START Data extract

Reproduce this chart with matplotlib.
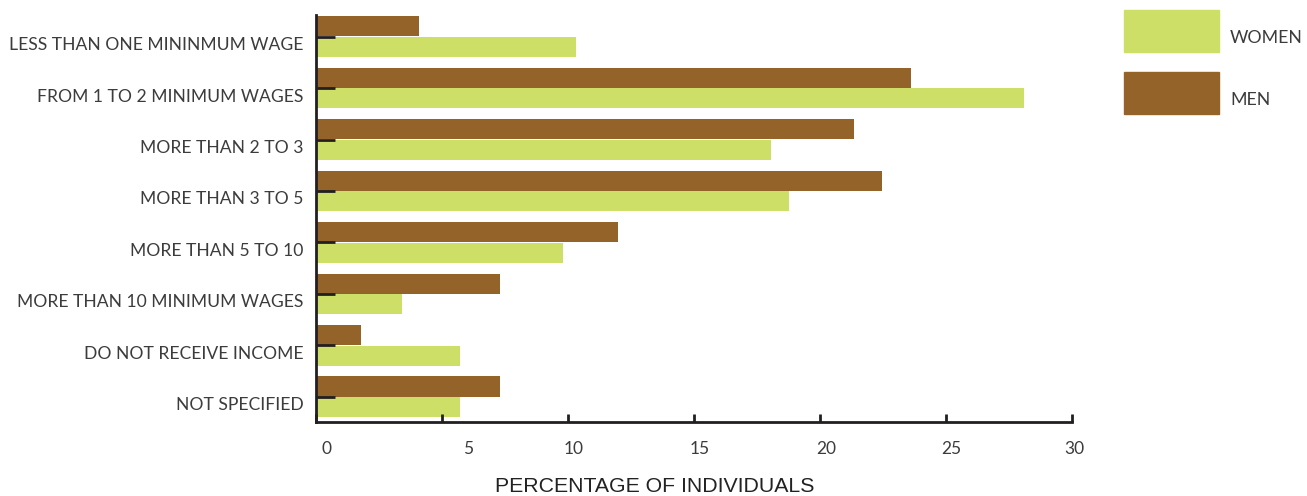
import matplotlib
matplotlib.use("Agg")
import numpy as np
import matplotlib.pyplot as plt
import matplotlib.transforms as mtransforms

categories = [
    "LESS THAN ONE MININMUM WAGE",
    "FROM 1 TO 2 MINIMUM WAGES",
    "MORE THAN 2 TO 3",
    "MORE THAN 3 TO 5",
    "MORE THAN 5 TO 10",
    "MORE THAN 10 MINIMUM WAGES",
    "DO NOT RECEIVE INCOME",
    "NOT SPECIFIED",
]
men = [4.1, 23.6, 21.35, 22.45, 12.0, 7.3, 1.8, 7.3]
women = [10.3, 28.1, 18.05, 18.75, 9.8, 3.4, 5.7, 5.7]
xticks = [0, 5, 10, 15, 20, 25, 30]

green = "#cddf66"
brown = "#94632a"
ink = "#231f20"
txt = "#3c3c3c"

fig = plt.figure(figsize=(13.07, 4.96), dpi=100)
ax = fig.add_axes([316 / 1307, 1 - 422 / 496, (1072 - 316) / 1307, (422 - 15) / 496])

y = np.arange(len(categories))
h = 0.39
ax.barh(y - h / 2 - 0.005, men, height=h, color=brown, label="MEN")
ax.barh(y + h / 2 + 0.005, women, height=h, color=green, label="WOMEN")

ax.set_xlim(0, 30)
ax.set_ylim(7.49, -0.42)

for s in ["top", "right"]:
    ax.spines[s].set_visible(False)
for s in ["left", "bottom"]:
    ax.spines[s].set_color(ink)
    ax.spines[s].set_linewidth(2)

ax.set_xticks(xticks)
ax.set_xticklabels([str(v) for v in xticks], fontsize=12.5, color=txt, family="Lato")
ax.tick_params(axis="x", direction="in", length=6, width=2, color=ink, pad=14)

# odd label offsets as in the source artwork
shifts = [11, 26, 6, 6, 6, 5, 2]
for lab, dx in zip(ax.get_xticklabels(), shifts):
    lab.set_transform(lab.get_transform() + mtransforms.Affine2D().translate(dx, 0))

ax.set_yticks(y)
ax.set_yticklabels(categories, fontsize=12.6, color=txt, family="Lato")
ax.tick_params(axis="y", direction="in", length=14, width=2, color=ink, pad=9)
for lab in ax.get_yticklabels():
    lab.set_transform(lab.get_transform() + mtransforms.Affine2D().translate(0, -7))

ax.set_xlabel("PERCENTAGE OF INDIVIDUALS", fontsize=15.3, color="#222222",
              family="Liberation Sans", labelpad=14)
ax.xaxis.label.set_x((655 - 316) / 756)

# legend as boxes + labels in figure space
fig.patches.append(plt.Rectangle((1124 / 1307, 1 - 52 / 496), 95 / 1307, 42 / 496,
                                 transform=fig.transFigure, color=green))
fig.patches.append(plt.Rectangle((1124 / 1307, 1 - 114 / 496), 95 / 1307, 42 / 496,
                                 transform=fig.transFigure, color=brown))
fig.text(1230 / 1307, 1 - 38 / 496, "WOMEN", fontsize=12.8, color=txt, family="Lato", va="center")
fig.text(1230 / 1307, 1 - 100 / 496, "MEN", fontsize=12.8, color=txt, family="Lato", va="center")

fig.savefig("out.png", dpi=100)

END Data extract

To do => Copy every line of the data word for word, omitting the images.

Answer to this exercise =>
Reproduce this chart with matplotlib.
import matplotlib
matplotlib.use("Agg")
import numpy as np
import matplotlib.pyplot as plt
import matplotlib.transforms as mtransforms

categories = [
    "LESS THAN ONE MININMUM WAGE",
    "FROM 1 TO 2 MINIMUM WAGES",
    "MORE THAN 2 TO 3",
    "MORE THAN 3 TO 5",
    "MORE THAN 5 TO 10",
    "MORE THAN 10 MINIMUM WAGES",
    "DO NOT RECEIVE INCOME",
    "NOT SPECIFIED",
]
men = [4.1, 23.6, 21.35, 22.45, 12.0, 7.3, 1.8, 7.3]
women = [10.3, 28.1, 18.05, 18.75, 9.8, 3.4, 5.7, 5.7]
xticks = [0, 5, 10, 15, 20, 25, 30]

green = "#cddf66"
brown = "#94632a"
ink = "#231f20"
txt = "#3c3c3c"

fig = plt.figure(figsize=(13.07, 4.96), dpi=100)
ax = fig.add_axes([316 / 1307, 1 - 422 / 496, (1072 - 316) / 1307, (422 - 15) / 496])

y = np.arange(len(categories))
h = 0.39
ax.barh(y - h / 2 - 0.005, men, height=h, color=brown, label="MEN")
ax.barh(y + h / 2 + 0.005, women, height=h, color=green, label="WOMEN")

ax.set_xlim(0, 30)
ax.set_ylim(7.49, -0.42)

for s in ["top", "right"]:
    ax.spines[s].set_visible(False)
for s in ["left", "bottom"]:
    ax.spines[s].set_color(ink)
    ax.spines[s].set_linewidth(2)

ax.set_xticks(xticks)
ax.set_xticklabels([str(v) for v in xticks], fontsize=12.5, color=txt, family="Lato")
ax.tick_params(axis="x", direction="in", length=6, width=2, color=ink, pad=14)

# odd label offsets as in the source artwork
shifts = [11, 26, 6, 6, 6, 5, 2]
for lab, dx in zip(ax.get_xticklabels(), shifts):
    lab.set_transform(lab.get_transform() + mtransforms.Affine2D().translate(dx, 0))

ax.set_yticks(y)
ax.set_yticklabels(categories, fontsize=12.6, color=txt, family="Lato")
ax.tick_params(axis="y", direction="in", length=14, width=2, color=ink, pad=9)
for lab in ax.get_yticklabels():
    lab.set_transform(lab.get_transform() + mtransforms.Affine2D().translate(0, -7))

ax.set_xlabel("PERCENTAGE OF INDIVIDUALS", fontsize=15.3, color="#222222",
              family="Liberation Sans", labelpad=14)
ax.xaxis.label.set_x((655 - 316) / 756)

# legend as boxes + labels in figure space
fig.patches.append(plt.Rectangle((1124 / 1307, 1 - 52 / 496), 95 / 1307, 42 / 496,
                                 transform=fig.transFigure, color=green))
fig.patches.append(plt.Rectangle((1124 / 1307, 1 - 114 / 496), 95 / 1307, 42 / 496,
                                 transform=fig.transFigure, color=brown))
fig.text(1230 / 1307, 1 - 38 / 496, "WOMEN", fontsize=12.8, color=txt, family="Lato", va="center")
fig.text(1230 / 1307, 1 - 100 / 496, "MEN", fontsize=12.8, color=txt, family="Lato", va="center")

fig.savefig("out.png", dpi=100)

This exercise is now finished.